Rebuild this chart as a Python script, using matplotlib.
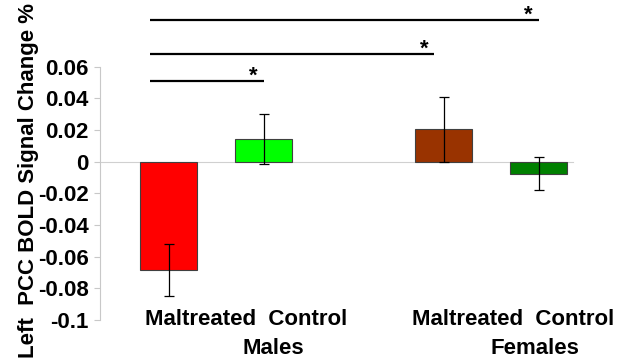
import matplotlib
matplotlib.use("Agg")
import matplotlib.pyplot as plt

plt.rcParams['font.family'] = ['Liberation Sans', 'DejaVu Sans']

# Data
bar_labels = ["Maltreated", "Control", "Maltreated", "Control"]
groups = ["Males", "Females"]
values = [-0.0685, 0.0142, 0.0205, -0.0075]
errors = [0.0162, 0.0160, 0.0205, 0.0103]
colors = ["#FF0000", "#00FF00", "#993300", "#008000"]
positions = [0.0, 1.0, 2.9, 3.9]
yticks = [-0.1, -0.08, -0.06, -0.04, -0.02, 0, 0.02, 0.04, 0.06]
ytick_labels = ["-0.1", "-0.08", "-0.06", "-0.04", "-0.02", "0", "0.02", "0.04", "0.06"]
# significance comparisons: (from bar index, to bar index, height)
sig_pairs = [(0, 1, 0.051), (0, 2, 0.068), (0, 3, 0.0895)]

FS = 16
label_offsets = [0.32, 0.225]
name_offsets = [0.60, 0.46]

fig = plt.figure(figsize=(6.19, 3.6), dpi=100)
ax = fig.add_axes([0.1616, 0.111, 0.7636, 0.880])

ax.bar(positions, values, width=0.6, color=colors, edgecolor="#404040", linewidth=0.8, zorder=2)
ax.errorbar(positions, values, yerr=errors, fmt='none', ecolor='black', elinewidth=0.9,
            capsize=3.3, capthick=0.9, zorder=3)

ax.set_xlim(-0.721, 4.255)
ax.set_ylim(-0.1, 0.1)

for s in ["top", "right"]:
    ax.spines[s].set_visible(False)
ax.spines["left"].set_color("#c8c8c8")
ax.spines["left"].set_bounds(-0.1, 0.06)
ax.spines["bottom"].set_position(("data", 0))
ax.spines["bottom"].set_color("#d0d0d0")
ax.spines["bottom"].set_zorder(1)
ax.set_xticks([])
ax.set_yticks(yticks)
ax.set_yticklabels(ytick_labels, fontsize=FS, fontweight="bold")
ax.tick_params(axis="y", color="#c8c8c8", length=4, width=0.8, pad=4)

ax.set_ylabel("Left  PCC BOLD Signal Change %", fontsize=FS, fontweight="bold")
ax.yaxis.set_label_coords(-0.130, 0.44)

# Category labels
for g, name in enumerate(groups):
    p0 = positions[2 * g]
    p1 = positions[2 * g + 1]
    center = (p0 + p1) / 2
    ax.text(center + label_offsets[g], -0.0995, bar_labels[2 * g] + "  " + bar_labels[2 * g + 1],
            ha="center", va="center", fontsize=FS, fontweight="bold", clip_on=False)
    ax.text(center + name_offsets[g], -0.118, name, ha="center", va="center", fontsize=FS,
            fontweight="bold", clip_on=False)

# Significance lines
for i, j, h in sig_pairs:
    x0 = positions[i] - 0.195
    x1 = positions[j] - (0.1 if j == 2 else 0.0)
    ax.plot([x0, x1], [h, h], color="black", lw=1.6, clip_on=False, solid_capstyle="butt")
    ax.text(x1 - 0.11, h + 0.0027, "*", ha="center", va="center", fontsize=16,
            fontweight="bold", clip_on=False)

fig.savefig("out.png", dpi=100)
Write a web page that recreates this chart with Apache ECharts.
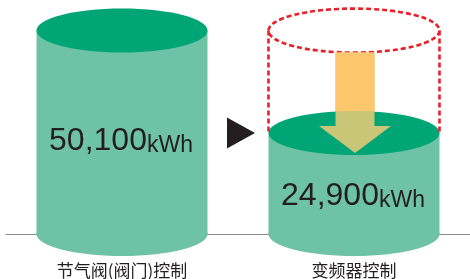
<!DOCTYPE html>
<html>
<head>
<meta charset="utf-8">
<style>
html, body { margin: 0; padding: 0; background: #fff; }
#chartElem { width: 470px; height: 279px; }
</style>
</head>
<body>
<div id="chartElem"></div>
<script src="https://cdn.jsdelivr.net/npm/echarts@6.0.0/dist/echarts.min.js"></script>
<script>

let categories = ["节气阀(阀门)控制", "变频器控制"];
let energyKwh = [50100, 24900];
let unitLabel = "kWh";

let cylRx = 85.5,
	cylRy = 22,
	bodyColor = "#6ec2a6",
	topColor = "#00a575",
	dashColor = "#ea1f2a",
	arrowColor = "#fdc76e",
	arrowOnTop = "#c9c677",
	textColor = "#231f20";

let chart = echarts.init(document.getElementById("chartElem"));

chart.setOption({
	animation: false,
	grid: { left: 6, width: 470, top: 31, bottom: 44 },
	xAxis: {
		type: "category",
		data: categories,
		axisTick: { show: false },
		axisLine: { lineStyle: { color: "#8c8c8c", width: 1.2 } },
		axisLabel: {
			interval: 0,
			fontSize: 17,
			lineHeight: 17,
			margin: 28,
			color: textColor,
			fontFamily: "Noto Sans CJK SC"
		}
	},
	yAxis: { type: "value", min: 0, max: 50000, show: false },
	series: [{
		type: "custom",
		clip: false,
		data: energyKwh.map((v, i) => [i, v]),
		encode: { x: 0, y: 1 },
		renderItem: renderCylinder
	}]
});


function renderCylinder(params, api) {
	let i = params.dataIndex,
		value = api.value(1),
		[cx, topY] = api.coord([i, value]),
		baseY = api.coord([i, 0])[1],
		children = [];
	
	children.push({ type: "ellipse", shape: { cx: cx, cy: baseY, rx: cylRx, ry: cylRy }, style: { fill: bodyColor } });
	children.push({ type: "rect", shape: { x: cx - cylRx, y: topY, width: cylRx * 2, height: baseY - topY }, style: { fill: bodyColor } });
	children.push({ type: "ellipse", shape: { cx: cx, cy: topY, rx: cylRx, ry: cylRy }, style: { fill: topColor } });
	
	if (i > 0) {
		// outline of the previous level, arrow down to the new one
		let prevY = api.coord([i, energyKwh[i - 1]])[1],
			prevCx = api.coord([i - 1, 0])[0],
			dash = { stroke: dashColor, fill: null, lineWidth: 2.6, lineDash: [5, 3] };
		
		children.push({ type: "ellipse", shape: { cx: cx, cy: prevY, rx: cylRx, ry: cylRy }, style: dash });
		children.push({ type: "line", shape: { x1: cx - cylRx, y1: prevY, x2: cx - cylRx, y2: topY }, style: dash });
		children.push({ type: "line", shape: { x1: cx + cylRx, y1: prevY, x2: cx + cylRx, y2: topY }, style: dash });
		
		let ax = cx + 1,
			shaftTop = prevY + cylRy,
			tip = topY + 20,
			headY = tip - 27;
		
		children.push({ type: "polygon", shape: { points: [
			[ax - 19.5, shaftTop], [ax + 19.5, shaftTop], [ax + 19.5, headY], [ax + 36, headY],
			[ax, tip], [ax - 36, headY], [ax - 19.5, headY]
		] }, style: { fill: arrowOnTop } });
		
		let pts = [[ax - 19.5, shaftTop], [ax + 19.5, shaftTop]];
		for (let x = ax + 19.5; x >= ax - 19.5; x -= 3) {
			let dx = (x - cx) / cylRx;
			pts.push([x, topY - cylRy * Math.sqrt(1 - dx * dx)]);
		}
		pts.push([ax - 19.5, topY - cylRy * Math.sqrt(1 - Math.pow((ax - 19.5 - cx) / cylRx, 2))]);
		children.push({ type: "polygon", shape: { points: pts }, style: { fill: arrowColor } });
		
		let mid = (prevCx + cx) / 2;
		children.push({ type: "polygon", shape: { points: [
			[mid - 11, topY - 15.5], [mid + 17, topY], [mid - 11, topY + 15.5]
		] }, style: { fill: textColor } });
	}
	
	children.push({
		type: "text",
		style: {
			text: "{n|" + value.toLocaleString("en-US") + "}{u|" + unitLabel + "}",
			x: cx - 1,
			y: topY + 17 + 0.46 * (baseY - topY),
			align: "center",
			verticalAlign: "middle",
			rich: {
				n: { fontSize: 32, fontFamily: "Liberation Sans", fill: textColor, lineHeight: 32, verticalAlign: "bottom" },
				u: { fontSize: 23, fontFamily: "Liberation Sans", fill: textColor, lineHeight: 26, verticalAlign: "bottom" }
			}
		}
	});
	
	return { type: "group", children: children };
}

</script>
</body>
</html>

#####

• _Written instruction_
Without the pictures, restate each entry exactly.

• _Task answer_
Rebuild this chart as a Python script, using matplotlib.
import matplotlib
matplotlib.use("Agg")
import matplotlib.pyplot as plt

plt.rcParams['font.family'] = ['Liberation Sans', 'DejaVu Sans']

# Data
bar_labels = ["Maltreated", "Control", "Maltreated", "Control"]
groups = ["Males", "Females"]
values = [-0.0685, 0.0142, 0.0205, -0.0075]
errors = [0.0162, 0.0160, 0.0205, 0.0103]
colors = ["#FF0000", "#00FF00", "#993300", "#008000"]
positions = [0.0, 1.0, 2.9, 3.9]
yticks = [-0.1, -0.08, -0.06, -0.04, -0.02, 0, 0.02, 0.04, 0.06]
ytick_labels = ["-0.1", "-0.08", "-0.06", "-0.04", "-0.02", "0", "0.02", "0.04", "0.06"]
# significance comparisons: (from bar index, to bar index, height)
sig_pairs = [(0, 1, 0.051), (0, 2, 0.068), (0, 3, 0.0895)]

FS = 16
label_offsets = [0.32, 0.225]
name_offsets = [0.60, 0.46]

fig = plt.figure(figsize=(6.19, 3.6), dpi=100)
ax = fig.add_axes([0.1616, 0.111, 0.7636, 0.880])

ax.bar(positions, values, width=0.6, color=colors, edgecolor="#404040", linewidth=0.8, zorder=2)
ax.errorbar(positions, values, yerr=errors, fmt='none', ecolor='black', elinewidth=0.9,
            capsize=3.3, capthick=0.9, zorder=3)

ax.set_xlim(-0.721, 4.255)
ax.set_ylim(-0.1, 0.1)

for s in ["top", "right"]:
    ax.spines[s].set_visible(False)
ax.spines["left"].set_color("#c8c8c8")
ax.spines["left"].set_bounds(-0.1, 0.06)
ax.spines["bottom"].set_position(("data", 0))
ax.spines["bottom"].set_color("#d0d0d0")
ax.spines["bottom"].set_zorder(1)
ax.set_xticks([])
ax.set_yticks(yticks)
ax.set_yticklabels(ytick_labels, fontsize=FS, fontweight="bold")
ax.tick_params(axis="y", color="#c8c8c8", length=4, width=0.8, pad=4)

ax.set_ylabel("Left  PCC BOLD Signal Change %", fontsize=FS, fontweight="bold")
ax.yaxis.set_label_coords(-0.130, 0.44)

# Category labels
for g, name in enumerate(groups):
    p0 = positions[2 * g]
    p1 = positions[2 * g + 1]
    center = (p0 + p1) / 2
    ax.text(center + label_offsets[g], -0.0995, bar_labels[2 * g] + "  " + bar_labels[2 * g + 1],
            ha="center", va="center", fontsize=FS, fontweight="bold", clip_on=False)
    ax.text(center + name_offsets[g], -0.118, name, ha="center", va="center", fontsize=FS,
            fontweight="bold", clip_on=False)

# Significance lines
for i, j, h in sig_pairs:
    x0 = positions[i] - 0.195
    x1 = positions[j] - (0.1 if j == 2 else 0.0)
    ax.plot([x0, x1], [h, h], color="black", lw=1.6, clip_on=False, solid_capstyle="butt")
    ax.text(x1 - 0.11, h + 0.0027, "*", ha="center", va="center", fontsize=16,
            fontweight="bold", clip_on=False)

fig.savefig("out.png", dpi=100)
Write a web page that recreates this chart with Apache ECharts.
<!DOCTYPE html>
<html>
<head>
<meta charset="utf-8">
<style>
html, body { margin: 0; padding: 0; background: #fff; }
#chartElem { width: 470px; height: 279px; }
</style>
</head>
<body>
<div id="chartElem"></div>
<script src="https://cdn.jsdelivr.net/npm/echarts@6.0.0/dist/echarts.min.js"></script>
<script>

let categories = ["节气阀(阀门)控制", "变频器控制"];
let energyKwh = [50100, 24900];
let unitLabel = "kWh";

let cylRx = 85.5,
	cylRy = 22,
	bodyColor = "#6ec2a6",
	topColor = "#00a575",
	dashColor = "#ea1f2a",
	arrowColor = "#fdc76e",
	arrowOnTop = "#c9c677",
	textColor = "#231f20";

let chart = echarts.init(document.getElementById("chartElem"));

chart.setOption({
	animation: false,
	grid: { left: 6, width: 470, top: 31, bottom: 44 },
	xAxis: {
		type: "category",
		data: categories,
		axisTick: { show: false },
		axisLine: { lineStyle: { color: "#8c8c8c", width: 1.2 } },
		axisLabel: {
			interval: 0,
			fontSize: 17,
			lineHeight: 17,
			margin: 28,
			color: textColor,
			fontFamily: "Noto Sans CJK SC"
		}
	},
	yAxis: { type: "value", min: 0, max: 50000, show: false },
	series: [{
		type: "custom",
		clip: false,
		data: energyKwh.map((v, i) => [i, v]),
		encode: { x: 0, y: 1 },
		renderItem: renderCylinder
	}]
});


function renderCylinder(params, api) {
	let i = params.dataIndex,
		value = api.value(1),
		[cx, topY] = api.coord([i, value]),
		baseY = api.coord([i, 0])[1],
		children = [];
	
	children.push({ type: "ellipse", shape: { cx: cx, cy: baseY, rx: cylRx, ry: cylRy }, style: { fill: bodyColor } });
	children.push({ type: "rect", shape: { x: cx - cylRx, y: topY, width: cylRx * 2, height: baseY - topY }, style: { fill: bodyColor } });
	children.push({ type: "ellipse", shape: { cx: cx, cy: topY, rx: cylRx, ry: cylRy }, style: { fill: topColor } });
	
	if (i > 0) {
		// outline of the previous level, arrow down to the new one
		let prevY = api.coord([i, energyKwh[i - 1]])[1],
			prevCx = api.coord([i - 1, 0])[0],
			dash = { stroke: dashColor, fill: null, lineWidth: 2.6, lineDash: [5, 3] };
		
		children.push({ type: "ellipse", shape: { cx: cx, cy: prevY, rx: cylRx, ry: cylRy }, style: dash });
		children.push({ type: "line", shape: { x1: cx - cylRx, y1: prevY, x2: cx - cylRx, y2: topY }, style: dash });
		children.push({ type: "line", shape: { x1: cx + cylRx, y1: prevY, x2: cx + cylRx, y2: topY }, style: dash });
		
		let ax = cx + 1,
			shaftTop = prevY + cylRy,
			tip = topY + 20,
			headY = tip - 27;
		
		children.push({ type: "polygon", shape: { points: [
			[ax - 19.5, shaftTop], [ax + 19.5, shaftTop], [ax + 19.5, headY], [ax + 36, headY],
			[ax, tip], [ax - 36, headY], [ax - 19.5, headY]
		] }, style: { fill: arrowOnTop } });
		
		let pts = [[ax - 19.5, shaftTop], [ax + 19.5, shaftTop]];
		for (let x = ax + 19.5; x >= ax - 19.5; x -= 3) {
			let dx = (x - cx) / cylRx;
			pts.push([x, topY - cylRy * Math.sqrt(1 - dx * dx)]);
		}
		pts.push([ax - 19.5, topY - cylRy * Math.sqrt(1 - Math.pow((ax - 19.5 - cx) / cylRx, 2))]);
		children.push({ type: "polygon", shape: { points: pts }, style: { fill: arrowColor } });
		
		let mid = (prevCx + cx) / 2;
		children.push({ type: "polygon", shape: { points: [
			[mid - 11, topY - 15.5], [mid + 17, topY], [mid - 11, topY + 15.5]
		] }, style: { fill: textColor } });
	}
	
	children.push({
		type: "text",
		style: {
			text: "{n|" + value.toLocaleString("en-US") + "}{u|" + unitLabel + "}",
			x: cx - 1,
			y: topY + 17 + 0.46 * (baseY - topY),
			align: "center",
			verticalAlign: "middle",
			rich: {
				n: { fontSize: 32, fontFamily: "Liberation Sans", fill: textColor, lineHeight: 32, verticalAlign: "bottom" },
				u: { fontSize: 23, fontFamily: "Liberation Sans", fill: textColor, lineHeight: 26, verticalAlign: "bottom" }
			}
		}
	});
	
	return { type: "group", children: children };
}

</script>
</body>
</html>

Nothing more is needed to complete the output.